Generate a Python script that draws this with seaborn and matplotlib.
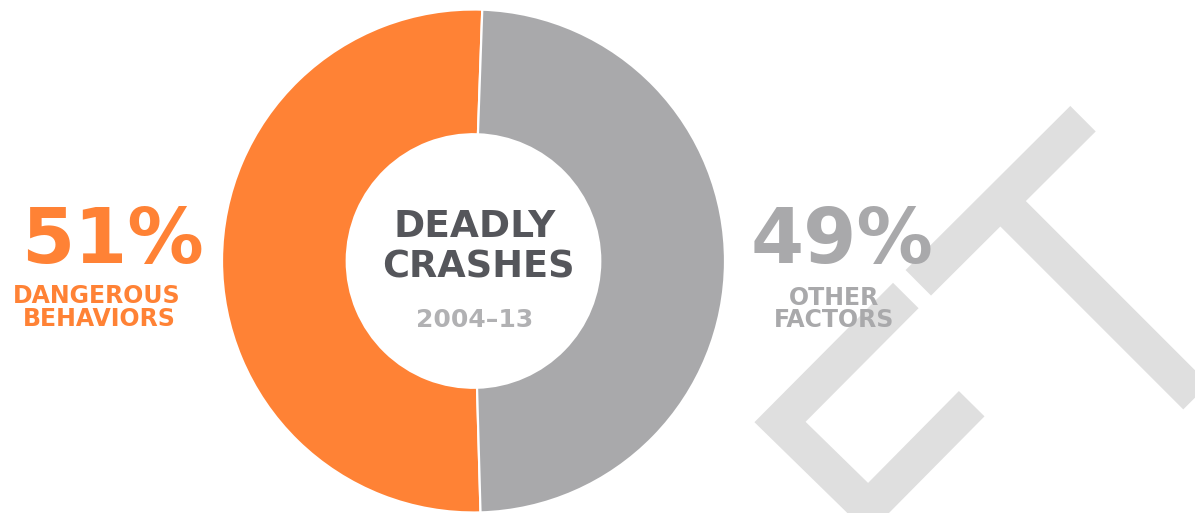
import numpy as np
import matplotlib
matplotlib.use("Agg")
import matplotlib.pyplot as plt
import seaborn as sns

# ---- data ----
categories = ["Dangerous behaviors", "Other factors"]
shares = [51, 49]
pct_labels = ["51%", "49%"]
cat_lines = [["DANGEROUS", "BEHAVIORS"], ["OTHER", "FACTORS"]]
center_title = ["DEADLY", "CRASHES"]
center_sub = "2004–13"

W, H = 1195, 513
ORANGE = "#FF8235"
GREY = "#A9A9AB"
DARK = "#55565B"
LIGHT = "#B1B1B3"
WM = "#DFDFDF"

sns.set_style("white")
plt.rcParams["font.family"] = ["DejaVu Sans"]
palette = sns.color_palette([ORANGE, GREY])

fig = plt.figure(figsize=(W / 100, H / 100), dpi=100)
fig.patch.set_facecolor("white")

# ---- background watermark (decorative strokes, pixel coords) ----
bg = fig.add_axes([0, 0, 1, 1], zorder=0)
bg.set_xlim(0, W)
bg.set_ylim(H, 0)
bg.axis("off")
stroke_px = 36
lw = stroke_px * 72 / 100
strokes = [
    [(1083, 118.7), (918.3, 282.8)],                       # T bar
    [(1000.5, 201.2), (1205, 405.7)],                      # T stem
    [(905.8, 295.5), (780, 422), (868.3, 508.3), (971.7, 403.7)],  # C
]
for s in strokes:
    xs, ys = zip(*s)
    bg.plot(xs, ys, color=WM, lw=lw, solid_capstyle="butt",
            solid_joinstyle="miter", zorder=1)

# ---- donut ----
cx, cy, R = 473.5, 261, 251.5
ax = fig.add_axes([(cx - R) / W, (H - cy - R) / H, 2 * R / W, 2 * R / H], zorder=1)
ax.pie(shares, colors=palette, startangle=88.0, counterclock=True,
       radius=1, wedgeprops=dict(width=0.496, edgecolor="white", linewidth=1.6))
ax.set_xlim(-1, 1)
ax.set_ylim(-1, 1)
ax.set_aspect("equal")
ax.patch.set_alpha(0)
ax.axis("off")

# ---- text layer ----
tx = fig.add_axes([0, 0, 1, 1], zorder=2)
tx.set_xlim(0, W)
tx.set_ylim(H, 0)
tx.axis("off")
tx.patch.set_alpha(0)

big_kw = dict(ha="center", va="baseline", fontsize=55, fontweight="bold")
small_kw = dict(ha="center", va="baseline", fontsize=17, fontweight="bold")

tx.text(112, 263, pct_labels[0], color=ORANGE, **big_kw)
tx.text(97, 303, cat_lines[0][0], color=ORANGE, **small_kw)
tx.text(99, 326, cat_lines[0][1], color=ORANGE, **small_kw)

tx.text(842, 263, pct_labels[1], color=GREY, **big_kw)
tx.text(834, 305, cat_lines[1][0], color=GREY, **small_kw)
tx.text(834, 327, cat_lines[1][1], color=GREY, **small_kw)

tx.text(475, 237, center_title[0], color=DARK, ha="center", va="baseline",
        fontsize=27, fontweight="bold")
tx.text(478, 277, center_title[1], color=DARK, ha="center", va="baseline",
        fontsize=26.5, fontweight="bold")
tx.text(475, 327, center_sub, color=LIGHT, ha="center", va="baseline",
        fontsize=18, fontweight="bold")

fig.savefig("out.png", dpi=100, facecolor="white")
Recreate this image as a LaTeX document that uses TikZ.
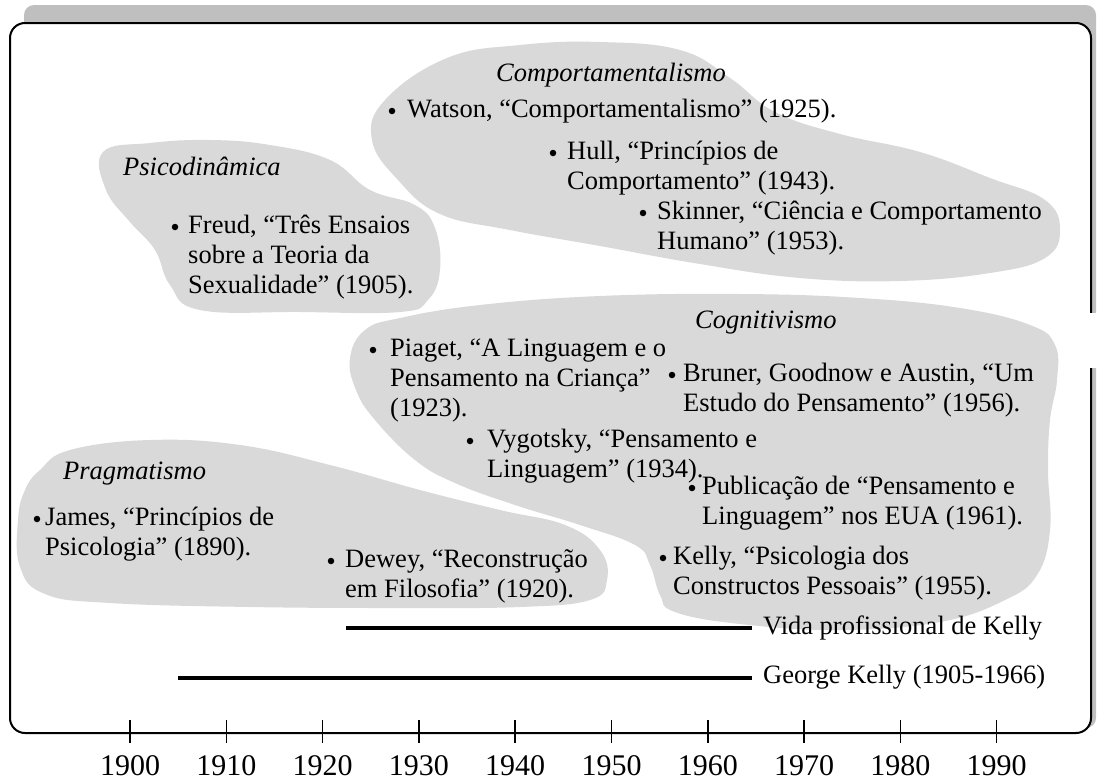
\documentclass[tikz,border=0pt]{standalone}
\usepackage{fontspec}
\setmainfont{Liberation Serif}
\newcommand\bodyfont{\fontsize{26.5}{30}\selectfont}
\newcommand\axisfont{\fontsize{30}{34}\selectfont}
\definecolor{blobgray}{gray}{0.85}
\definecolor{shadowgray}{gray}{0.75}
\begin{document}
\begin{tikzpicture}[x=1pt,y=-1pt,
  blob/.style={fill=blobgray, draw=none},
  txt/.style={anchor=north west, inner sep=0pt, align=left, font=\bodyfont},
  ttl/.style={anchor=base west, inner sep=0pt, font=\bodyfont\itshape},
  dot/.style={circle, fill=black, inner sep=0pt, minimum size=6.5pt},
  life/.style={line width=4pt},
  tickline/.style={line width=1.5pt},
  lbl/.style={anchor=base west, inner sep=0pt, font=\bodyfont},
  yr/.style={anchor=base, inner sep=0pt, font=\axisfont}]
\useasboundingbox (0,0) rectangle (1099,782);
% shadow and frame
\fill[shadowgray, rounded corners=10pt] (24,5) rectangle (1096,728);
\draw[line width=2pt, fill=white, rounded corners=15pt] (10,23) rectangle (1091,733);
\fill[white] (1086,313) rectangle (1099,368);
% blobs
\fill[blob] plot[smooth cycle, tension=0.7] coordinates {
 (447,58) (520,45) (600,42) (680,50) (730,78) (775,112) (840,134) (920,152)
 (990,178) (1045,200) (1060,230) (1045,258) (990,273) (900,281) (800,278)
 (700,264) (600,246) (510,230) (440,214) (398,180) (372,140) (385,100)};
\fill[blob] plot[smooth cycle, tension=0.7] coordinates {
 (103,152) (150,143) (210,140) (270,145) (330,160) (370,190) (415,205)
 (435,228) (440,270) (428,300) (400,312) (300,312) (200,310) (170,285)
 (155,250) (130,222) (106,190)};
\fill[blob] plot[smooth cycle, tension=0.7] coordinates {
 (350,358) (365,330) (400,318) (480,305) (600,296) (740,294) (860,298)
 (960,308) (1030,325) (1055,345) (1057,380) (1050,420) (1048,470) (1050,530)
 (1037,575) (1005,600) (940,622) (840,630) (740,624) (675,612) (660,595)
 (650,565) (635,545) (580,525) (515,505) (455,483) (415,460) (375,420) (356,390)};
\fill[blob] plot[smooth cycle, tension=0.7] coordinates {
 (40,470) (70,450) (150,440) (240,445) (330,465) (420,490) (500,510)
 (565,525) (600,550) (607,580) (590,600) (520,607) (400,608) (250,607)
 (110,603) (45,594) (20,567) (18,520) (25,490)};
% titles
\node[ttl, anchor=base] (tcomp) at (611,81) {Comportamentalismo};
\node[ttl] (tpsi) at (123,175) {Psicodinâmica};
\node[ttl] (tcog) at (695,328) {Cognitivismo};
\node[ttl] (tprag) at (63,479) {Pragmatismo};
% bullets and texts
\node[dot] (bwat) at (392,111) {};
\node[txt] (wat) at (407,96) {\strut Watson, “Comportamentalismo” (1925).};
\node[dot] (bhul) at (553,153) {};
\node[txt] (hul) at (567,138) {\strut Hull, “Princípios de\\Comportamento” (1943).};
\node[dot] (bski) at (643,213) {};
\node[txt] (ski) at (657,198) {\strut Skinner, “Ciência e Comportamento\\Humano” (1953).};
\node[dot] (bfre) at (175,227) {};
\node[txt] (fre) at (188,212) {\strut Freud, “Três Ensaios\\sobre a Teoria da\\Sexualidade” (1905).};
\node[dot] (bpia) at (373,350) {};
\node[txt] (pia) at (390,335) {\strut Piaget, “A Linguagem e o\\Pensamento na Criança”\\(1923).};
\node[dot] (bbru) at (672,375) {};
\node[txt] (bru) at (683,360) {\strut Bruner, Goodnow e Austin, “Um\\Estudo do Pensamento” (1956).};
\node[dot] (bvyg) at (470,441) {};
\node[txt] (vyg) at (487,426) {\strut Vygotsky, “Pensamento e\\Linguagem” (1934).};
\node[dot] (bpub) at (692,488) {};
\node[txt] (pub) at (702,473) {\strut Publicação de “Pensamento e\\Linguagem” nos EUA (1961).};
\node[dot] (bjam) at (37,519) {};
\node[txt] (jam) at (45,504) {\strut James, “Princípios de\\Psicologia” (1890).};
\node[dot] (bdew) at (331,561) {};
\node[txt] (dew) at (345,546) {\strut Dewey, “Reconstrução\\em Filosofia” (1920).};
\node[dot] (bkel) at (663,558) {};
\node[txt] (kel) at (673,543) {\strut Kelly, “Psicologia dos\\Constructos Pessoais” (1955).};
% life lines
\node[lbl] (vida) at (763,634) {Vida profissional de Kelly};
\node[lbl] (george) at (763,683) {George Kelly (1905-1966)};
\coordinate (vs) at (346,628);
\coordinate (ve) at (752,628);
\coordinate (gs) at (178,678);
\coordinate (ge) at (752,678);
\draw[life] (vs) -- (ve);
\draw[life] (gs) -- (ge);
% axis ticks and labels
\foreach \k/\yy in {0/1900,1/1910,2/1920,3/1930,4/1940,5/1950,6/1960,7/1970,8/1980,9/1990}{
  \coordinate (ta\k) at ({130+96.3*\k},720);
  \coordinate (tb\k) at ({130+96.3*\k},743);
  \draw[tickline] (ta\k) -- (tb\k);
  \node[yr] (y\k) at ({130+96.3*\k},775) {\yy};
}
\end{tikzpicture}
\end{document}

-- Task to complete --
Everything from the first line of the records through the line containing "palette = sns.color_palette([ORANGE, GREY])" should be reproduced exactly, apart from the pictures.

-- Solution --
Generate a Python script that draws this with seaborn and matplotlib.
import numpy as np
import matplotlib
matplotlib.use("Agg")
import matplotlib.pyplot as plt
import seaborn as sns

# ---- data ----
categories = ["Dangerous behaviors", "Other factors"]
shares = [51, 49]
pct_labels = ["51%", "49%"]
cat_lines = [["DANGEROUS", "BEHAVIORS"], ["OTHER", "FACTORS"]]
center_title = ["DEADLY", "CRASHES"]
center_sub = "2004–13"

W, H = 1195, 513
ORANGE = "#FF8235"
GREY = "#A9A9AB"
DARK = "#55565B"
LIGHT = "#B1B1B3"
WM = "#DFDFDF"

sns.set_style("white")
plt.rcParams["font.family"] = ["DejaVu Sans"]
palette = sns.color_palette([ORANGE, GREY])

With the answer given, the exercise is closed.